By ROD ZOOK
Hutch Post
HUTCHINSON, Kan. — Reno County will be losing two school superintendents at the end of the year. Haven USD 312 Superintendent Clark Wedel and Hutchinson USD 308 Superintendent Mike Folks both announced their retirements. It's a trend that is moving through the entire state:
“We’ve got just under 30 school districts that we are working with at the moment to fill vacancies in superintendent positions,” Austin Harris with the Kansas Association of School Boards said. “That is higher at this point in the year that we normally see.”
Harris says, while there is some differences in being a superintendent in a large school like Hutchinson compared with a small school like Haven, it really comes down to what kind of school district you want to lead.
“It can be a different type of candidate who is looking at those jobs,” Harris said. “Small schools and big schools each have their own unique set of challenges and their unique set of opportunities.”
Harris says the KASB is also seeing superintendents announce resignations or retirements much earlier in the year, which he says is a help to districts. The unfortunate thing about the situation in leadership in the state school system is that if one district hires a new superintendent often it means another district is losing theirs.

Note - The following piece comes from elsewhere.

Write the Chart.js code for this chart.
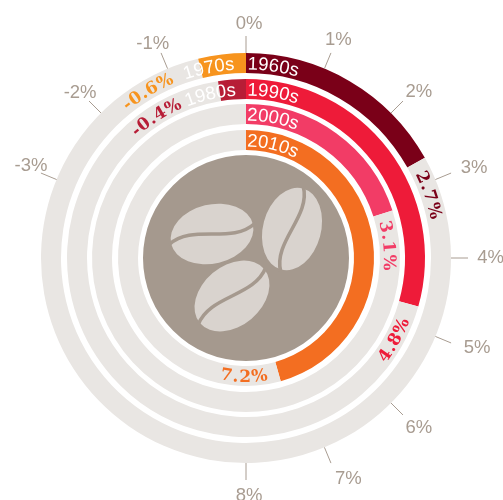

“Superintendent openings tend to have a lagging effect. When you fill one position that’s often a superintendent from another school,” Harris said. “Throughout the next couple of months we’ll continue to see superintendent jobs open as the market shifts and people take new opportunities across the state.”
Harris says that most superintendents who are leaving are doing so because they have reached retirement age. Harris says the KASB is ramping up leadership programs and other methods to try to cultivate the next group of superintendents for the state, especially in western Kansas.